DICE were having none of that. Mirror’s Edge is so first-person that there are cutscene hugs that play out in the perspective, which might be hilarious in those rare instances where it jars, but for 99% of the game are absolutely essential to the experience.

Being locked into first-person and all its accompanying momentum and effects means that basic jumps and rolls that would be mundane in another series are transformed into gut-churning, white-knuckle rides. A leap in Mario is a constant, as unremarkable as drawing breath. A jump in Mirror’s Edge, no matter how small, is thrilling.

As is the fall when you mess it up.

I couldn’t round out a love-in of Mirror’s Edge without mentioning the work of Swedish musician Magnus Birgersson, aka Solar Fields. His soundtrack to the game, comprised mostly of gentle, other-wordly electronica, is the perfect match for the city’s Tokyo-future-inspired aesthetic, whether it’s the more chilled backing for some exploration or the pulsing rhythm of a chase. And much like the game’s visuals, the music has aged remarkably well.

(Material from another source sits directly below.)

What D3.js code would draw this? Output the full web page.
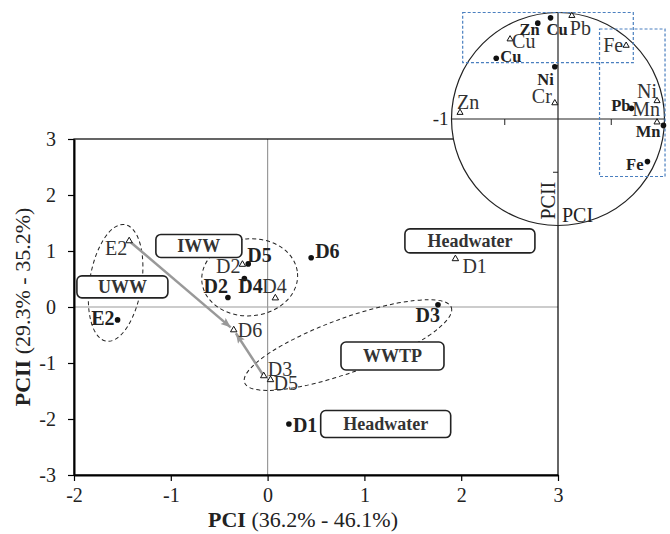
<!DOCTYPE html>
<html>
<head>
<meta charset="utf-8">
<script src="https://cdn.jsdelivr.net/npm/d3@7"></script>
<style>
  body { margin: 0; background: #fff; }
  svg { display: block; font-family: "Liberation Serif", "Times New Roman", serif; }
</style>
</head>
<body>
<div id="chart"></div>
<script>
// axis ticks
const X_TICKS = [-2, -1, 0, 1, 2, 3];
const Y_TICKS = [-3, -2, -1, 0, 1, 2, 3];

// sample scores, filled dots (bold labels)
const DOT_SITES = ["E2", "D2", "D4", "D5", "D6", "D3", "D1"];
const DOT_PC1 = [-1.55, -0.41, -0.24, -0.2, 0.45, 1.76, 0.22];
const DOT_PC2 = [-0.23, 0.17, 0.51, 0.77, 0.88, 0.04, -2.09];

// sample scores, open triangles
const TRI_SITES = ["E2", "D2", "D4", "D6", "D1", "D3", "D5"];
const TRI_PC1 = [-1.43, -0.26, 0.08, -0.35, 1.94, -0.04, 0.03];
const TRI_PC2 = [1.18, 0.76, 0.16, -0.41, 0.86, -1.23, -1.3];

// variable loadings (inset)
const DOT_VARS = ["Zn", "Cu", "Cu", "Ni", "Pb", "Mn", "Fe"];
const DOT_LOAD1 = [-0.19, -0.07, -0.58, -0.03, 0.69, 0.99, 0.84];
const DOT_LOAD2 = [0.9, 0.95, 0.57, 0.49, 0.1, -0.06, -0.4];
const TRI_VARS = ["Pb", "Cu", "Fe", "Zn", "Cr", "Ni", "Mn"];
const TRI_LOAD1 = [0.13, -0.45, 0.64, -0.92, -0.03, 0.93, 0.93];
const TRI_LOAD2 = [0.97, 0.75, 0.69, 0.06, 0.15, 0.17, -0.03];

// source boxes
const SOURCES = ["IWW", "UWW", "Headwater", "WWTP", "Headwater"];
const SOURCE_PC1 = [-0.71, -1.5, 2.09, 1.29, 1.22];
const SOURCE_PC2 = [1.09, 0.36, 1.18, -0.875, -2.09];

// movement arrows (triangle sites)
const ARROWS = [["E2", "D6"], ["D3", "D6"]];

// label placement [anchor, dx, dy]
const DOT_LABEL_POS = [["end", -3, 5], ["end", 0, -4], ["start", -6, 15], ["start", -1, -2], ["start", 4, 0], ["end", 2, 17], ["start", 4, 8]];
const TRI_LABEL_POS = [["end", -2, 14], ["end", -2, 9], ["start", -13, -5], ["start", 4, 7], ["start", 7, 14], ["start", 4, 0], ["start", 3, 10]];
const DOT_VAR_POS = [["end", 2, 12], ["start", -4, 17], ["start", 4, 4], ["end", -1, 18], ["end", -1, 3], ["end", -3, 12], ["end", -4, 8]];
const TRI_VAR_POS = [["start", -2, 19], ["start", 2, 9], ["end", -3, 6], ["start", -3, -4], ["end", -3, 0], ["end", 0, -3], ["end", 3, -6]];
const SOURCE_SIZE = [[86, 23], [91, 22], [130, 24], [103, 28], [130, 27]];

const W = 670, H = 534;
const margin = { top: 139, right: 112, bottom: 59, left: 74 };

const svg = d3.select("#chart").append("svg").attr("width", W).attr("height", H);

const x = d3.scaleLinear().domain([-2, 3]).range([margin.left, W - margin.right]);
const y = d3.scaleLinear().domain([-3, 3]).range([H - margin.bottom, margin.top]);

// zero lines
svg.append("line").attr("x1", x(-2)).attr("x2", x(3)).attr("y1", y(0)).attr("y2", y(0))
  .attr("stroke", "#9a9a9a").attr("stroke-width", 1.2);
svg.append("line").attr("x1", x(0)).attr("x2", x(0)).attr("y1", y(-3)).attr("y2", y(3))
  .attr("stroke", "#9a9a9a").attr("stroke-width", 1.2);

// frame
svg.append("rect").attr("x", x(-2)).attr("y", y(3)).attr("width", x(3) - x(-2)).attr("height", y(-3) - y(3))
  .attr("fill", "none").attr("stroke", "#000").attr("stroke-width", 1.2);

// axes
const xAxis = svg.append("g").attr("transform", `translate(0, ${y(-3)})`)
  .call(d3.axisBottom(x).tickValues(X_TICKS).tickSize(6).tickSizeOuter(0).tickPadding(7).tickFormat((d) => String(d)));
const yAxis = svg.append("g").attr("transform", `translate(${x(-2)}, 0)`)
  .call(d3.axisLeft(y).tickValues(Y_TICKS).tickSize(6).tickSizeOuter(0).tickPadding(12).tickFormat((d) => String(d)));
[xAxis, yAxis].forEach((g) => {
  g.attr("font-family", null).attr("font-size", null);
  g.select(".domain").attr("stroke-width", 2);
  g.selectAll(".tick line").attr("stroke-width", 1.2);
  g.selectAll("text").attr("font-size", 20).attr("fill", "#222");
});

// axis titles
const xTitle = svg.append("text").attr("x", (x(-2) + x(3)) / 2 - 13).attr("y", 527)
  .attr("text-anchor", "middle").attr("font-size", 22).attr("fill", "#222");
xTitle.append("tspan").attr("font-weight", "bold").text("PCI");
xTitle.append("tspan").text(" (36.2% - 46.1%)");

const yTitle = svg.append("text").attr("transform", "rotate(-90)")
  .attr("x", -(y(-3) + y(3)) / 2).attr("y", 30)
  .attr("text-anchor", "middle").attr("font-size", 22).attr("fill", "#222");
yTitle.append("tspan").attr("font-weight", "bold").text("PCII");
yTitle.append("tspan").text(" (29.3% - 35.2%)");

// dashed ellipses
const ellipses = [
  { cx: -1.57, cy: 0.43, rx: 26, ry: 59, rot: 9 },
  { cx: -0.185, cy: 0.53, rx: 48, ry: 38.5, rot: -5 },
  { cx: 0.83, cy: -0.68, rx: 110, ry: 27, rot: -20 },
];
svg.selectAll(".group-ellipse").data(ellipses).enter().append("ellipse")
  .attr("class", "group-ellipse")
  .attr("transform", (d) => `translate(${x(d.cx)}, ${y(d.cy)}) rotate(${d.rot})`)
  .attr("rx", (d) => d.rx).attr("ry", (d) => d.ry)
  .attr("fill", "none").attr("stroke", "#222").attr("stroke-width", 1).attr("stroke-dasharray", "4,3");

// arrows
const defs = svg.append("defs");
defs.append("marker").attr("id", "arrow-head").attr("viewBox", "0 0 10 8")
  .attr("refX", 10).attr("refY", 4).attr("markerWidth", 11).attr("markerHeight", 8)
  .attr("markerUnits", "userSpaceOnUse").attr("orient", "auto")
  .append("path").attr("d", "M0,0 L10,4 L0,8 L2,4 Z").attr("fill", "#999");

ARROWS.forEach(([from, to]) => {
  const i = TRI_SITES.indexOf(from), j = TRI_SITES.indexOf(to);
  const x1 = x(TRI_PC1[i]), y1 = y(TRI_PC2[i]);
  const x2 = x(TRI_PC1[j]), y2 = y(TRI_PC2[j]);
  const len = Math.hypot(x2 - x1, y2 - y1);
  const ux = (x2 - x1) / len, uy = (y2 - y1) / len;
  svg.append("line")
    .attr("x1", x1 + ux * 2).attr("y1", y1 + uy * 2)
    .attr("x2", x2 - ux * 4).attr("y2", y2 - uy * 4)
    .attr("stroke", "#999").attr("stroke-width", 2.5)
    .attr("marker-end", "url(#arrow-head)");
});

// source boxes
SOURCES.forEach((name, i) => {
  const [bw, bh] = SOURCE_SIZE[i];
  const cx = x(SOURCE_PC1[i]), cy = y(SOURCE_PC2[i]);
  svg.append("rect").attr("x", cx - bw / 2).attr("y", cy - bh / 2).attr("width", bw).attr("height", bh)
    .attr("rx", 5).attr("fill", "#fff").attr("stroke", "#222").attr("stroke-width", 1.6);
  svg.append("text").attr("x", cx).attr("y", cy + 6).attr("text-anchor", "middle")
    .attr("font-size", 18).attr("font-weight", "bold").attr("fill", "#333").text(name);
});

const triangle = d3.symbol().type(d3.symbolTriangle);

// score markers
TRI_SITES.forEach((name, i) => {
  const px = x(TRI_PC1[i]), py = y(TRI_PC2[i]);
  const [anchor, dx, dy] = TRI_LABEL_POS[i];
  svg.append("path").attr("d", triangle.size(18)()).attr("transform", `translate(${px}, ${py})`)
    .attr("fill", "#fff").attr("stroke", "#111").attr("stroke-width", 1);
  svg.append("text").attr("x", px + dx).attr("y", py + dy).attr("text-anchor", anchor)
    .attr("font-size", 20).attr("fill", "#333").text(name);
});
DOT_SITES.forEach((name, i) => {
  const px = x(DOT_PC1[i]), py = y(DOT_PC2[i]);
  const [anchor, dx, dy] = DOT_LABEL_POS[i];
  svg.append("circle").attr("cx", px).attr("cy", py).attr("r", 2.8).attr("fill", "#111");
  svg.append("text").attr("x", px + dx).attr("y", py + dy).attr("text-anchor", anchor)
    .attr("font-size", 20).attr("font-weight", "bold").attr("fill", "#222").text(name);
});

// inset: correlation circle
const inset = { cx: 558, cy: 119, r: 106.5 };
const lx = d3.scaleLinear().domain([-1, 1]).range([inset.cx - inset.r, inset.cx + inset.r]);
const ly = d3.scaleLinear().domain([-1, 1]).range([inset.cy + inset.r, inset.cy - inset.r]);
const ins = svg.append("g");

ins.append("circle").attr("cx", inset.cx).attr("cy", inset.cy).attr("r", inset.r)
  .attr("fill", "#fff").attr("stroke", "#222").attr("stroke-width", 1.2);
ins.append("line").attr("x1", lx(-1)).attr("x2", lx(1)).attr("y1", ly(0)).attr("y2", ly(0))
  .attr("stroke", "#222").attr("stroke-width", 1.2);
ins.append("line").attr("x1", lx(0)).attr("x2", lx(0)).attr("y1", ly(1)).attr("y2", ly(-1))
  .attr("stroke", "#222").attr("stroke-width", 1.2);
[-0.5, 0.5].forEach((t) => {
  ins.append("line").attr("x1", lx(t)).attr("x2", lx(t)).attr("y1", ly(0)).attr("y2", ly(0) + 6)
    .attr("stroke", "#222").attr("stroke-width", 1);
  ins.append("line").attr("x1", lx(0) - 5).attr("x2", lx(0)).attr("y1", ly(t)).attr("y2", ly(t))
    .attr("stroke", "#222").attr("stroke-width", 1);
});
ins.append("text").attr("x", lx(-1) - 3).attr("y", ly(0) + 6).attr("text-anchor", "end")
  .attr("font-size", 19).attr("fill", "#222").text("-1");
ins.append("text").attr("transform", `translate(${lx(0) - 3}, ${ly(-1) - 6}) rotate(-90)`)
  .attr("font-size", 20).attr("fill", "#222").text("PCII");
ins.append("text").attr("x", lx(0) + 4).attr("y", ly(-1) - 4)
  .attr("font-size", 20).attr("fill", "#222").text("PCI");

// highlighted loading groups
const boxes = [
  { x0: -0.895, x1: 0.707, y0: 1.0, y1: 0.53 },
  { x0: 0.39, x1: 1.005, y0: 0.845, y1: -0.54 },
];
ins.selectAll(".load-box").data(boxes).enter().append("rect")
  .attr("class", "load-box")
  .attr("x", (d) => lx(d.x0)).attr("y", (d) => ly(d.y0))
  .attr("width", (d) => lx(d.x1) - lx(d.x0)).attr("height", (d) => ly(d.y1) - ly(d.y0))
  .attr("fill", "none").attr("stroke", "#4a7fbf").attr("stroke-width", 1.2).attr("stroke-dasharray", "3,2");

TRI_VARS.forEach((name, i) => {
  const px = lx(TRI_LOAD1[i]), py = ly(TRI_LOAD2[i]);
  const [anchor, dx, dy] = TRI_VAR_POS[i];
  ins.append("path").attr("d", triangle.size(16)()).attr("transform", `translate(${px}, ${py})`)
    .attr("fill", "#fff").attr("stroke", "#111").attr("stroke-width", 1);
  ins.append("text").attr("x", px + dx).attr("y", py + dy).attr("text-anchor", anchor)
    .attr("font-size", 20).attr("fill", "#333").text(name);
});
DOT_VARS.forEach((name, i) => {
  const px = lx(DOT_LOAD1[i]), py = ly(DOT_LOAD2[i]);
  const [anchor, dx, dy] = DOT_VAR_POS[i];
  ins.append("circle").attr("cx", px).attr("cy", py).attr("r", 2.8).attr("fill", "#111");
  ins.append("text").attr("x", px + dx).attr("y", py + dy).attr("text-anchor", anchor)
    .attr("font-size", 16.5).attr("font-weight", "bold").attr("fill", "#222").text(name);
});
</script>
</body>
</html>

I love Mirror’s Edge because it’s stubborn. It’s as though EA signed a tiny indie game rather than a massive international studio. Nothing feels watered down, or focus tested, or softened for a broader audience. It’s a game that wanted to look and play a certain way, and was content enduring its shortcomings in order to achieve that.

So much of the Mirror’s Edge experience is wholly owned by the game: the architecture, the colours, the characters, the perspective, the acrobatics, the music. Everything about Mirror’s Edge just screams Mirror’s Edge, most of it as timeless as it is beautiful. It’s been 11 years since I first fell in love with the game, and I bet I’ll be sitting down in 11 years time feeling much the same as I do now.